Monday, October 25, 2010

Commencement: Part 1

Remember way back when I told you all about joining a bloggy book club? Yea, I'd nearly forgotten myself, but don't you fret! I read Commencement while I was back in Michigan at the end of September, but just haven't sat down to blog about my thoughts on the book.

I really enjoyed Commencement and found it insanely easy to relate to. Being a (fairly) recent college graduate myself, I understand the different emotions involved with going from spending 24/7 with your girlfriends to navigating your own life while maintaing those friendships. Girlfriends are one of the greatest things in the world, and I know that I made my best friends while in college. They will be my best friends for the rest of my life, but there was still an adjustment period after gradaution. We each went our separate ways with the knowledge that our friendships would last through it all, but we have had to learn to put forth new and different efforts.

Technically, I missed the cut off for linking up with my responses to Book Beginnings and Bookends' Part 1 questions, but that's ok, I can answer them anyway:

1. Which girl do you identify with most?

I'd have to say that I identify most with Celia. I'm not a hardcore feminist like April; or a Southern Belle learning to live with the loss of her mother like Sally; and I'm certainly not a naive, closet lesbian like Bree. That leaves Celia. She's kind of an "every girl", I guess. She was excited to embark on her college adventure, but nervous to leave her family, and once she found her group of friends she was set. After graduation she found a real job that she's not sure is her forever job and she's, sometimes frustratingly, playing the single field. That's pretty much me! Celia relies heavily on her best friends, but isn't entirely dependent; she just knows the true power of girlfriends.

2. If you're a college student or graduate, what similarites or differences do you see between this story to your own college experience?

Similarities: The instant friendships. Mine worked a little differently because I actually met my best friend the summer before classes started, rather than in the dorms, but it was through her and our time spent together in the dorms that I met many of my other friends. The dorms become this kind of little world unto itself with just you and your friends. It's a safe haven, and I think the closeness nurtures a lot of relationships. The culture of college for those 4 years is also something I can relate to: time spent gossiping on the way to class, grabbing countless cups of coffee, studying, fitting in jobs and taking friends home for the holidays is still so very real in my mind.

Differences: Mostly just the big ones: I didn't go to an all-girls school; it wasn't on the East Coast and it certainly wasn't small. Also, ultra-feminism wasn't an every day part of my co-ed college experience, nor was Smith College's stereotypical lesbianism.

3.Which girl do you think has changed the most since her time in college? In what ways has she changed?

I think all of the girls changed after college, but my first instinct is to cite Bree as the most changed since she came to college engaged to her highschool sweetheart and left in a lesbian relationship. Granted that change occured while she was still at Smith, but it greatly affected her behavior and choices after college.
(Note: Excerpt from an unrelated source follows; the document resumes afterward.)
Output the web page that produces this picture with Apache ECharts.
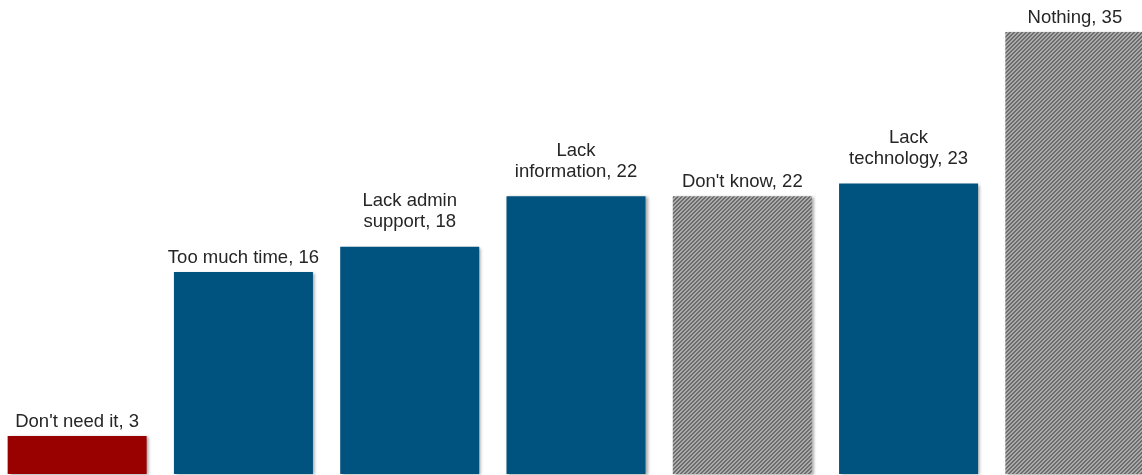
<!DOCTYPE html>
<html>
<head>
<meta charset="utf-8">
<style>
  html, body { margin: 0; padding: 0; background: #ffffff; overflow: hidden; }
  body { width: 1142px; height: 475px; position: relative; }
  /* plot area is slightly wider than the page so the last bar runs off the right edge */
  #chart { position: absolute; left: -6px; top: 0; width: 1164px; height: 475px; }
</style>
<script src="https://cdn.jsdelivr.net/npm/echarts@6/dist/echarts.min.js"></script>
</head>
<body>
<div id="chart"></div>
<script>
// Reasons given, with counts of respondents
const categories = [
  "Don't need it",
  "Too much time",
  "Lack admin\nsupport",
  "Lack\ninformation",
  "Don't know",
  "Lack\ntechnology",
  "Nothing"
];
const counts = [3, 16, 18, 22, 22, 23, 35];
// fill style of each bar: "red", "blue" or "hatch"
const fillKinds = ["red", "blue", "blue", "blue", "hatch", "blue", "hatch"];

// small diagonal-stripe tile used for the grey bars
function makeHatch() {
  const c = document.createElement('canvas');
  c.width = 4; c.height = 4;
  const ctx = c.getContext('2d');
  ctx.fillStyle = '#aaaaaa';
  ctx.fillRect(0, 0, 4, 4);
  ctx.fillStyle = '#6c6c6c';
  for (let i = 0; i < 4; i++) {
    ctx.fillRect(3 - i, i, 1, 1);
    ctx.fillRect((4 - i) % 4, i, 1, 1);
  }
  return c;
}
const hatch = makeHatch();

const fills = {
  red: '#990000',
  blue: '#00527f',
  hatch: { image: hatch, repeat: 'repeat' }
};

const chart = echarts.init(document.getElementById('chart'), null, { renderer: 'canvas' });
chart.setOption({
  animation: false,
  grid: { left: 0, right: 0, top: 32, bottom: 1, containLabel: false },
  xAxis: {
    type: 'category',
    data: categories,
    show: false
  },
  yAxis: {
    type: 'value',
    min: 0,
    max: 35,
    show: false
  },
  series: [{
    type: 'bar',
    barCategoryGap: '16.4%',
    data: counts.map((v, i) => ({
      value: v,
      itemStyle: { color: fills[fillKinds[i]] },
      // two-line labels sit a little higher above their bar
      label: { distance: categories[i].includes('\n') ? 14 : 4 }
    })),
    itemStyle: {
      shadowColor: 'rgba(0,0,0,0.35)',
      shadowBlur: 3,
      shadowOffsetX: 2,
      shadowOffsetY: 1
    },
    label: {
      show: true,
      position: 'top',
      distance: 4,
      formatter: '{b}, {c}',
      fontFamily: '"Liberation Sans", Arial, sans-serif',
      fontSize: 18.5,
      lineHeight: 21,
      color: '#262626'
    }
  }]
});
</script>
</body>
</html>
It was after college that she faced this decision head-on, battled her family over it and fought for social and personal acceptance.

Look for my responses to Part 2 later this week!
Oh, and if you haven't yet, check this book out; I truly loved it.

1 comment:

  1. Ahh, all girls school! My old co-worker went to an all girls college (which shocked me knowing her) It was in MA. Where was the school in the book? Did I miss that somewhere in your review?